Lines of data
— begin —
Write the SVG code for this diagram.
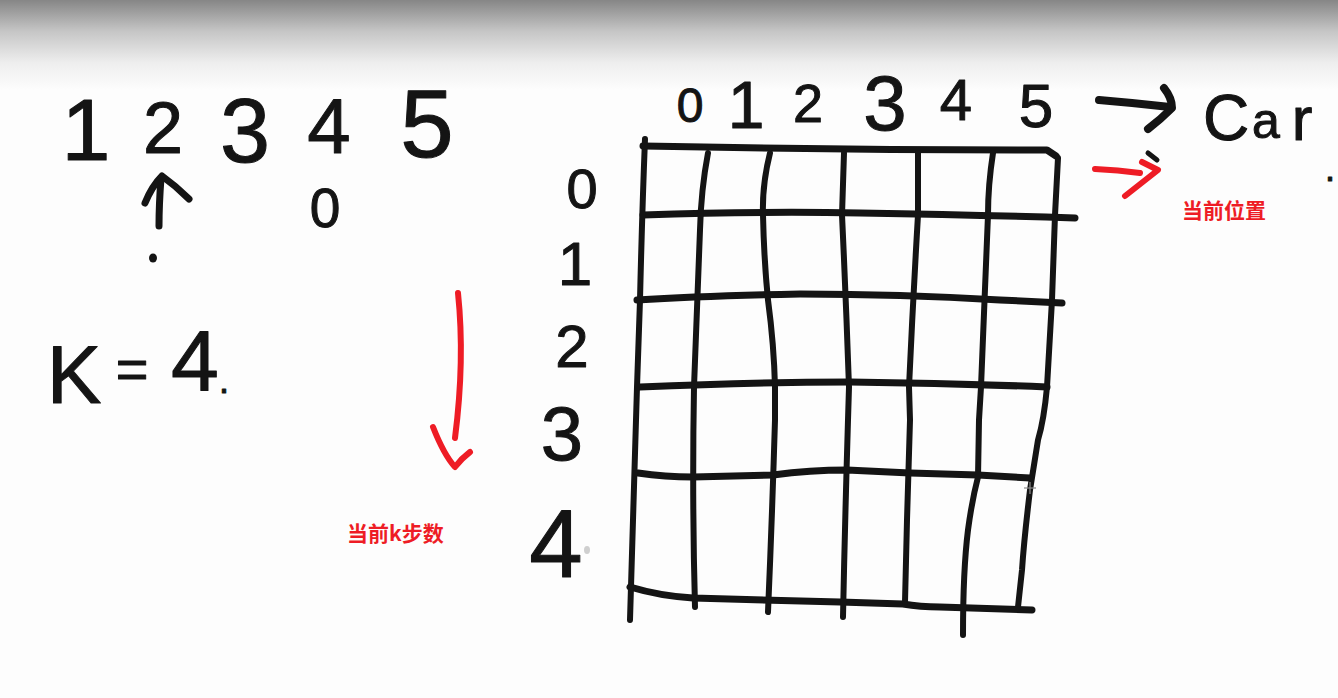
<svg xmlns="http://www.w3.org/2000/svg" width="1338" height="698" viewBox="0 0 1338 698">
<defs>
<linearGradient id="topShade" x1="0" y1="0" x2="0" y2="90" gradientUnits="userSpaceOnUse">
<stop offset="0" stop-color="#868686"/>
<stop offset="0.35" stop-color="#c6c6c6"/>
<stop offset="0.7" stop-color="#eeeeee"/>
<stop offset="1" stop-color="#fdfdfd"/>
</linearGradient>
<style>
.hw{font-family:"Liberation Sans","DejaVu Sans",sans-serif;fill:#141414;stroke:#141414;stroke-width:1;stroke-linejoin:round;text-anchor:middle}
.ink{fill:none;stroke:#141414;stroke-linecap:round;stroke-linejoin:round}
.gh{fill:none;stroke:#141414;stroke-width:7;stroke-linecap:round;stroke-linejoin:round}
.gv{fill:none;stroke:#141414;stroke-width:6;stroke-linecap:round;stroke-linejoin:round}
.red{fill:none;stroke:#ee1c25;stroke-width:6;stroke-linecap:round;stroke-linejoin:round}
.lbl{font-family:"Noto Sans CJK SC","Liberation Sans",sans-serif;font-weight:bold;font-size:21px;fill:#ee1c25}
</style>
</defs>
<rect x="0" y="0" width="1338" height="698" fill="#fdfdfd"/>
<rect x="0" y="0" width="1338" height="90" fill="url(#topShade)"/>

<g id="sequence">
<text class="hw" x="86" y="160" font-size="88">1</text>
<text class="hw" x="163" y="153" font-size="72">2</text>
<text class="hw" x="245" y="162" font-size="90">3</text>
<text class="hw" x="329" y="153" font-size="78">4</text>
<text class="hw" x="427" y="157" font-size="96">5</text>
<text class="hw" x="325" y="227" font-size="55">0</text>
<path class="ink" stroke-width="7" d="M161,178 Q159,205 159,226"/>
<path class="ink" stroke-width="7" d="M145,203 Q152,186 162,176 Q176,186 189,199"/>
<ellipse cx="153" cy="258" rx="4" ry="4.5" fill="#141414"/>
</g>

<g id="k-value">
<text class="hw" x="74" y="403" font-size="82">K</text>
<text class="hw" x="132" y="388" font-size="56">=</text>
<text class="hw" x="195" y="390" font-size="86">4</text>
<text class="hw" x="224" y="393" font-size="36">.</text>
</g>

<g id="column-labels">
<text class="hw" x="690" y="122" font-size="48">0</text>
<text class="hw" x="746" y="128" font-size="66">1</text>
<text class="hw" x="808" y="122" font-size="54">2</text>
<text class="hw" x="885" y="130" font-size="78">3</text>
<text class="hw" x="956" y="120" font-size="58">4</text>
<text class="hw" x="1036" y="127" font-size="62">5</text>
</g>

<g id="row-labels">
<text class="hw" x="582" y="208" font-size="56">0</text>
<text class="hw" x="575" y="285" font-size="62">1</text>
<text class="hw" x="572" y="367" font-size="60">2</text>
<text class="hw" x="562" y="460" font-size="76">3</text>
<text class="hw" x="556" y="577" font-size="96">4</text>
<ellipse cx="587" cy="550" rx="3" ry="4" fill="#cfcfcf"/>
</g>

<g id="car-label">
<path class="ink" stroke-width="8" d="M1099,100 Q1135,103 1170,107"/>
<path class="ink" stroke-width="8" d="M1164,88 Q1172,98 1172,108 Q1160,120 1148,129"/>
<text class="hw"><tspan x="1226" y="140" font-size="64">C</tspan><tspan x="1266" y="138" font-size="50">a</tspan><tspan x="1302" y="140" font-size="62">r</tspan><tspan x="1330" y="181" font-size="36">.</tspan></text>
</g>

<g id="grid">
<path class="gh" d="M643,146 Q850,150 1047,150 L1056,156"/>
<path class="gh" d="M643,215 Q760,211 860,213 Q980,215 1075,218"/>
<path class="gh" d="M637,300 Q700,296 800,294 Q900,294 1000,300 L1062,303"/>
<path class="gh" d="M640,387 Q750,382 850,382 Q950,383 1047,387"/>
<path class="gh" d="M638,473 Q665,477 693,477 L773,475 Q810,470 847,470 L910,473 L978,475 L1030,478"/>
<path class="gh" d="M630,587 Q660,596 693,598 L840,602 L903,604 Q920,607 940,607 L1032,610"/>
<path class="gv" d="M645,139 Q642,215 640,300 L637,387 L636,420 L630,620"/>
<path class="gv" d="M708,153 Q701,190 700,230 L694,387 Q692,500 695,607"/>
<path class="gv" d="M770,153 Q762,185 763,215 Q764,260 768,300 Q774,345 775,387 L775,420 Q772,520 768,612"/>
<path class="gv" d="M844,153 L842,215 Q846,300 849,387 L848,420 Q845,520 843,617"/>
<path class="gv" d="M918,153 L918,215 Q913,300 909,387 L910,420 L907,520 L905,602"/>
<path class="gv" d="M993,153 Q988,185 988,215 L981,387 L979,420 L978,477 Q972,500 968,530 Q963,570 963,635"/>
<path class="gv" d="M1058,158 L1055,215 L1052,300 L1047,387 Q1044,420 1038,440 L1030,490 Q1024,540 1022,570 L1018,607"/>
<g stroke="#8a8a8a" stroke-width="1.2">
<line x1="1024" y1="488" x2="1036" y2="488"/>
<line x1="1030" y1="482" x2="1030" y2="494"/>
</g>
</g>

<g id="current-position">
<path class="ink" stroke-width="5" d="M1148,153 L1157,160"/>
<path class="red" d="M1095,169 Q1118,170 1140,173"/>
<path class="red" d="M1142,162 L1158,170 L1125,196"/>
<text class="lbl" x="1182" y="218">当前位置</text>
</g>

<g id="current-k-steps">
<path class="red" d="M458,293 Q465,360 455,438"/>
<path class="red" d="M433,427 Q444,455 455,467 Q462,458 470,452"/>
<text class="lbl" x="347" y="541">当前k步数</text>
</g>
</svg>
— end —
— begin —
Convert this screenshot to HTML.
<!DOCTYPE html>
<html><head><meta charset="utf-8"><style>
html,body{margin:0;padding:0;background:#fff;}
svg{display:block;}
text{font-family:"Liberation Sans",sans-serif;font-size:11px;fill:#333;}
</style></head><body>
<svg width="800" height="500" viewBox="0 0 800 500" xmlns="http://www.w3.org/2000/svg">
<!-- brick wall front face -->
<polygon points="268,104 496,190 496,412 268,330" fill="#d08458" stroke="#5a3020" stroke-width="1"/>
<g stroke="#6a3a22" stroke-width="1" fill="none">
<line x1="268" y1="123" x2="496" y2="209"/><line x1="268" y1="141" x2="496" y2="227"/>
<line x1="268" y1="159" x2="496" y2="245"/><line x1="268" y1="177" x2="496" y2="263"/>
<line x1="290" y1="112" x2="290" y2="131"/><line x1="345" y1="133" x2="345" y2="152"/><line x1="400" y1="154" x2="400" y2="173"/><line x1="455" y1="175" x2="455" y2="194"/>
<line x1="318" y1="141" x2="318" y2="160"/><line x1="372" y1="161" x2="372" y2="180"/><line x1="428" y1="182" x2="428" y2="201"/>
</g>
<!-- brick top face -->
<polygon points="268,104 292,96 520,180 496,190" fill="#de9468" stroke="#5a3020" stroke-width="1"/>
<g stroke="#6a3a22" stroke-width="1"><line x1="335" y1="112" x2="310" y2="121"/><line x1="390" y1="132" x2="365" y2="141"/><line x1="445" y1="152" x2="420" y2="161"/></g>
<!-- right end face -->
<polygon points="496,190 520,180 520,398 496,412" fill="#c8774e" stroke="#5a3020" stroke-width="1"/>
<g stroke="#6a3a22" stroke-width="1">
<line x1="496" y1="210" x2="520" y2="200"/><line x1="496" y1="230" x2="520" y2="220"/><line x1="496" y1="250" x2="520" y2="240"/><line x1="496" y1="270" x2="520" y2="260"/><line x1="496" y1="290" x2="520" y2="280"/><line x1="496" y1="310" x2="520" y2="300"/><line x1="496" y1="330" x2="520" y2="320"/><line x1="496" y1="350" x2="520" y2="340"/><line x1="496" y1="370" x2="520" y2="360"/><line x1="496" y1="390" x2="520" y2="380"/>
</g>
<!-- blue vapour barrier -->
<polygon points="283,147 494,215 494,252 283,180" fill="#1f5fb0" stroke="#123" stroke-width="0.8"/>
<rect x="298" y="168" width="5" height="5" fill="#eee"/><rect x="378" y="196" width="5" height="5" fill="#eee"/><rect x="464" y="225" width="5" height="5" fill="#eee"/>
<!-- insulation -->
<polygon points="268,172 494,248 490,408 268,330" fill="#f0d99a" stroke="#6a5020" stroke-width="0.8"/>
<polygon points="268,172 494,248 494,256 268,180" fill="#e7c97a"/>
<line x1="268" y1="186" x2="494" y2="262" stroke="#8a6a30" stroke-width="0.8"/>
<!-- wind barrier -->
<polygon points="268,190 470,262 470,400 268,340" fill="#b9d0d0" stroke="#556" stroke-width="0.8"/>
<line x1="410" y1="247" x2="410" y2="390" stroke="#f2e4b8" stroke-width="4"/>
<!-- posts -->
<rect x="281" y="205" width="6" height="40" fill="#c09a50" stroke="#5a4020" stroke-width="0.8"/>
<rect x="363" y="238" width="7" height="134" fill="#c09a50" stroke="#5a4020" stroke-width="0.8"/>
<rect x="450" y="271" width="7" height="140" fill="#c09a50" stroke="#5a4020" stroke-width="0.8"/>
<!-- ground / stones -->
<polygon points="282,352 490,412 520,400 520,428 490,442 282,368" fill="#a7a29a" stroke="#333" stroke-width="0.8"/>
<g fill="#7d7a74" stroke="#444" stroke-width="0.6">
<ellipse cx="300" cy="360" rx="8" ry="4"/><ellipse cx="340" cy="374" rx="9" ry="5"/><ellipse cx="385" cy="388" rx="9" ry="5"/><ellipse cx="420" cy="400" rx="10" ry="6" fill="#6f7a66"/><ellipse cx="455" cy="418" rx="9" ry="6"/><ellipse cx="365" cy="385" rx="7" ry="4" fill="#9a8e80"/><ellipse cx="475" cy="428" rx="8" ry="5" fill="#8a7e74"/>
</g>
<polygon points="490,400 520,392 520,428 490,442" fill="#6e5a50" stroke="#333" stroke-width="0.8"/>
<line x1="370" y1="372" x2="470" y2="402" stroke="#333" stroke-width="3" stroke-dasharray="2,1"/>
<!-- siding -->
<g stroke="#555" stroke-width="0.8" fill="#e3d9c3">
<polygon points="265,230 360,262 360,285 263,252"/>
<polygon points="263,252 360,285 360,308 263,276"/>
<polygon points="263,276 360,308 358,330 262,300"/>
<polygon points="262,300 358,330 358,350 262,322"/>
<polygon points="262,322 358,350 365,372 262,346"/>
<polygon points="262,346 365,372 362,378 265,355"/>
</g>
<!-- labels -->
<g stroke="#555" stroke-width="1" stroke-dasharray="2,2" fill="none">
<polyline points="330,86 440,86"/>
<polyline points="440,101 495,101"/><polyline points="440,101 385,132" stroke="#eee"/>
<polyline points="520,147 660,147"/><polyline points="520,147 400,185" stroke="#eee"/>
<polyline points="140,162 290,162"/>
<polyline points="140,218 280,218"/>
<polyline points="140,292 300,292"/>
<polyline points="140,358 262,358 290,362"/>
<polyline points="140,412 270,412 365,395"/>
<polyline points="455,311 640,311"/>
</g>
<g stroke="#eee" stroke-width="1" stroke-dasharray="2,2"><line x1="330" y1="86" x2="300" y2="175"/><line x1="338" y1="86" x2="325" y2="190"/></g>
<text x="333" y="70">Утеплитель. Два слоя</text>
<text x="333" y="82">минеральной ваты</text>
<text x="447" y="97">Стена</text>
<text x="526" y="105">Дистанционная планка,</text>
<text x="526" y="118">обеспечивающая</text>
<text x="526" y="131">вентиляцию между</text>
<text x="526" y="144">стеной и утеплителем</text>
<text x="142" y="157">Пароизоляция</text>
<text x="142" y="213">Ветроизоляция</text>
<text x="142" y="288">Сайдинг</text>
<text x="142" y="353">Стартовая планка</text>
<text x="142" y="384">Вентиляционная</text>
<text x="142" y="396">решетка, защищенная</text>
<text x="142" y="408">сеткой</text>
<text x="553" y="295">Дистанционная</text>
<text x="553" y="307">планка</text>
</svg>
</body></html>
— end —
**BRIEF**
Make a list of all lines in the data that contain "this".

**WORKED ANSWER**
Write the SVG code for this diagram.
Convert this screenshot to HTML.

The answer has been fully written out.